The story behind The Road to Nowhere

Jeff Hartley, a lobbyist for oil shale company Red Leaf Resources, interviewed with Utah-based NPR affiliate KCPW in early August. Mr. Hartley used the interview to try to spin the facts and deny that the Seep Ridge Road project is a taxpayer-funded subsidy for Red Leaf.

The project, dubbed the “Road to Nowhere” in the Salt Lake City Weekly, cuts through Uintah County and ends at the county border to benefit Red Leaf’s proposed oil shale project and tar sands speculation. Earlier proposals for the road would have gone all the way to I-70 but met stiff opposition in neighboring Grand County.

Let’s be clear. Others in the oil and gas industry would benefit from the project. But without Red Leaf’s heavy involvement, elected officials would not have dumped tens of millions of dollars into the Seep Ridge Road project. Red Leaf was front-and-center in the effort to secure tax dollars for the “Road to Nowhere.”

In November 2007, Red Leaf Founder Todd Dana and Red Leaf VP Laura Nelson gave a presentation before a joint Vernal City Council and Uintah County Commission special meeting. In response to the Red Leaf presentation, Uintah County Commissioner Mike McKee stated one of the “greatest needs” of the Red Leaf project “is the repair of Seep Ridge Road which has heavy traffic.” Fellow Uintah County Commissioner Mark Raymond echoed those sentiments describing the paving of Seep Ridge Road as “big issue” for oil shale development.

In March 2008, Nelson became the lead for the entire energy industry as point of contact for the Independent Petroleum Association of Mountain States (now the Western Energy Alliance).

Just one month later, the Utah Legislature appropriated $2 million for the project. State Rep. Kevin VanTassell (R-Vernal) pushed for the funding and represents the area where Red Leaf’s operation is located. Uintah County spent another $2 million of public funds, while the industry pledged only $1 million. The industry’s funds were allocated for “the estimated cost of preparing an environmental-impact statement and preliminary engineering drawings for an improved road.”

That same year, Red Leaf pledged a modest $100,000 industry challenge grant to help fund the initial expenses for the Seep Ridge Road paving project.

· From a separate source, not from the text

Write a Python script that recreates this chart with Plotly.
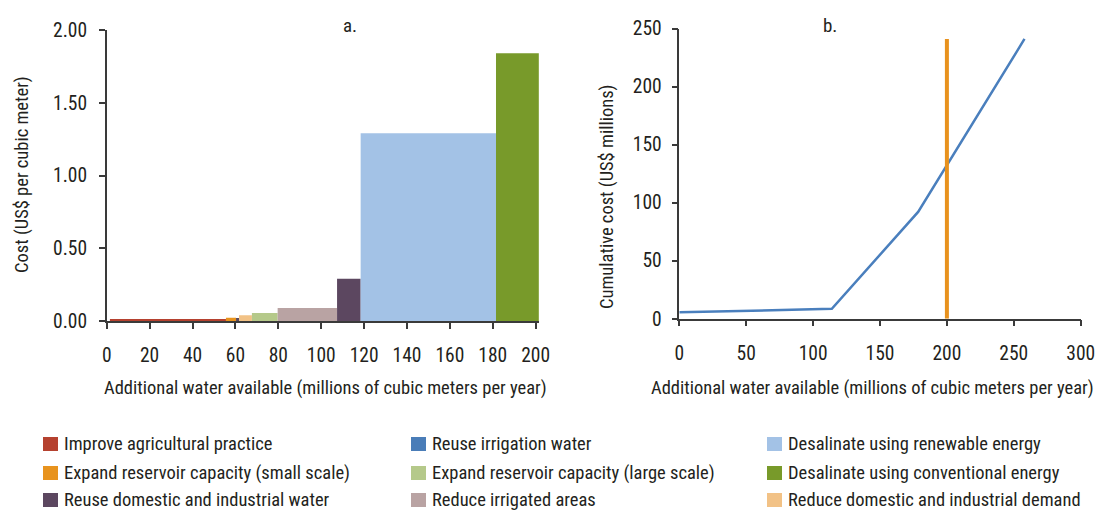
import plotly.graph_objects as go

# ---------------- data ----------------
# Panel a: cost curve (bars with variable widths)
bar_options = [
    "Improve agricultural practice",
    "Expand reservoir capacity (small scale)",
    "Reuse irrigation water",
    "Reduce domestic and industrial demand",
    "Expand reservoir capacity (large scale)",
    "Reduce irrigated areas",
    "Reuse domestic and industrial water",
    "Desalinate using renewable energy",
    "Desalinate using conventional energy",
]
bar_start = [1.5, 55.6, 60.3, 61.7, 67.7, 79.7, 107.4, 118.4, 181.5]
bar_end = [55.6, 60.3, 61.7, 67.7, 79.7, 107.4, 118.4, 181.5, 201.5]
bar_cost = [0.01, 0.022, 0.02, 0.04, 0.055, 0.09, 0.29, 1.29, 1.84]
bar_colors = ["#b5412f", "#e8931e", "#5b4a5e", "#f2c286", "#b5c98a",
              "#b9a3a3", "#5c4760", "#a3c2e6", "#789a2a"]

# Panel b: cumulative cost
cum_water = [0, 114, 178.5, 258]
cum_cost = [5.5, 8.5, 92, 241]
target_water = [200, 200]
target_cost = [0, 241]

# Legend (row-major, 3 columns)
legend_names = [
    "Improve agricultural practice", "Reuse irrigation water", "Desalinate using renewable energy",
    "Expand reservoir capacity (small scale)", "Expand reservoir capacity (large scale)", "Desalinate using conventional energy",
    "Reuse domestic and industrial water", "Reduce irrigated areas", "Reduce domestic and industrial demand",
]
legend_colors = [
    "#b5412f", "#4a7db8", "#a3c2e6",
    "#e8931e", "#b5c98a", "#789a2a",
    "#5c4760", "#b9a3a3", "#f2c286",
]

xticks_a = [0, 20, 40, 60, 80, 100, 120, 140, 160, 180, 200]
yticks_a = [0, 0.5, 1.0, 1.5, 2.0]
xticks_b = [0, 50, 100, 150, 200, 250, 300]
yticks_b = [0, 50, 100, 150, 200, 250]

# ---------------- layout helpers ----------------
W, H = 1097, 513
FONT = "Roboto Condensed, Liberation Sans Narrow, Arial Narrow, sans-serif"
TXT = "#231f20"
AX = "#3a3a3a"
FS = 19


def px(x):
    return x / W


def py(y):
    return 1 - y / H


centers = [(s + e) / 2 for s, e in zip(bar_start, bar_end)]
widths = [e - s for s, e in zip(bar_start, bar_end)]

fig = go.Figure()
fig.add_trace(go.Bar(
    x=centers, y=bar_cost, width=widths, marker_color=bar_colors,
    marker_line_width=0, hovertext=bar_options, showlegend=False,
    xaxis="x", yaxis="y",
))
fig.add_trace(go.Scatter(
    x=cum_water, y=cum_cost, mode="lines", line=dict(color="#4a7fbd", width=2.5),
    showlegend=False, xaxis="x2", yaxis="y2",
))
fig.add_trace(go.Scatter(
    x=target_water, y=target_cost, mode="lines", line=dict(color="#e8921e", width=4),
    showlegend=False, xaxis="x2", yaxis="y2",
))

axis_common = dict(
    showline=True, linecolor=AX, linewidth=1.5, ticks="outside", ticklen=6,
    tickwidth=1.5, tickcolor=AX, showgrid=False, zeroline=False, automargin=False,
    tickfont=dict(family=FONT, size=FS + 0.5, color=TXT), fixedrange=True,
)

fig.update_layout(
    template="none",
    width=W, height=H, margin=dict(l=0, r=0, t=0, b=0, autoexpand=False),
    paper_bgcolor="white", plot_bgcolor="white", showlegend=False,
    xaxis=dict(domain=[px(106.7), px(538.9)], range=[0, 201.5], tickvals=xticks_a,
               anchor="y", ticklabelstandoff=10, **axis_common),
    yaxis=dict(domain=[py(321), py(30)], range=[0, 2.0], tickvals=yticks_a,
               tickformat=".2f", anchor="x", ticklabelstandoff=8, **axis_common),
    xaxis2=dict(domain=[px(679.3), px(1080.7)], range=[0, 300], tickvals=xticks_b,
                anchor="y2", ticklabelstandoff=10, **axis_common),
    yaxis2=dict(domain=[py(318.7), py(28.5)], range=[0, 250], tickvals=yticks_b,
                anchor="x2", ticklabelstandoff=6, **axis_common),
)

annotations = []


def add_text(x, y, text, xanchor="center", angle=0, size=FS):
    annotations.append(dict(
        x=px(x), y=py(y), xref="paper", yref="paper", text=text, showarrow=False,
        xanchor=xanchor, yanchor="middle", textangle=angle,
        font=dict(family=FONT, size=size, color=TXT),
    ))


add_text(350, 25, "a.")
add_text(830, 25, "b.")
add_text(325, 388, "Additional water available (millions of cubic meters per year)", size=18.5)
add_text(872, 388, "Additional water available (millions of cubic meters per year)", size=18.5)
add_text(22, 175, "Cost (US$ per cubic meter)", angle=-90, size=18.5)
add_text(607, 197, "Cumulative cost (US$ millions)", angle=-90, size=18.5)

shapes = []
col_x = [43, 411, 767]
row_y = [444, 473, 500]
for i, (name, color) in enumerate(zip(legend_names, legend_colors)):
    cx = col_x[i % 3]
    cy = row_y[i // 3]
    shapes.append(dict(
        type="rect", xref="paper", yref="paper",
        x0=px(cx), x1=px(cx + 15), y0=py(cy + 7), y1=py(cy - 7),
        fillcolor=color, line=dict(width=0),
    ))
    add_text(cx + 19, cy, name, xanchor="left", size=18.5)

fig.update_layout(annotations=annotations, shapes=shapes)

fig.write_html(
    "out.html",
    config={"displayModeBar": False},
    post_script="document.body.style.margin='0';document.body.style.padding='0';",
)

Red Leaf’s investments are paying off. Paving of the Seep Ridge Road began last month and will cost taxpayers $85.5 million.

So far, the project has received $30.5 million from Uintah Transportation Special Service District and $20 million from the Permanent Community Impact Fund Board. Interestingly, Commissioner McKee sits on the Permanent Community Impact Board.

Throwing taxpayer money at oil shale hasn’t worked so well over the last century. Exxon’s Colony Oil Shale Project received a $1.1 billion loan guarantee in 1981, only to go bust one year later. Unocal received $114 million in federal price supports and went bust in 1991.

Hartley told KCPW that the Red Leaf project will be up and running within 18 months, describing the indefinite delay caused by failure to do proper groundwater analysis as a “procedural” step. The larger companies involved in oil shale such as Shell have said that oil shale is at least a decade or more away from commercial viability.

Oil shale companies should prove that the technology works and that scarce western water supplies won’t be ruined in the process. We shouldn’t be throwing any more taxpayer support – in the form of direct subsidies, loans, infrastructure improvements, or bargain-basement royalty rates for public land access – before we know the economic viability of a project.

Buyer beware since this “Road to Nowhere” has the all makings of a huge taxpayer subsidy to another failed oil shale project.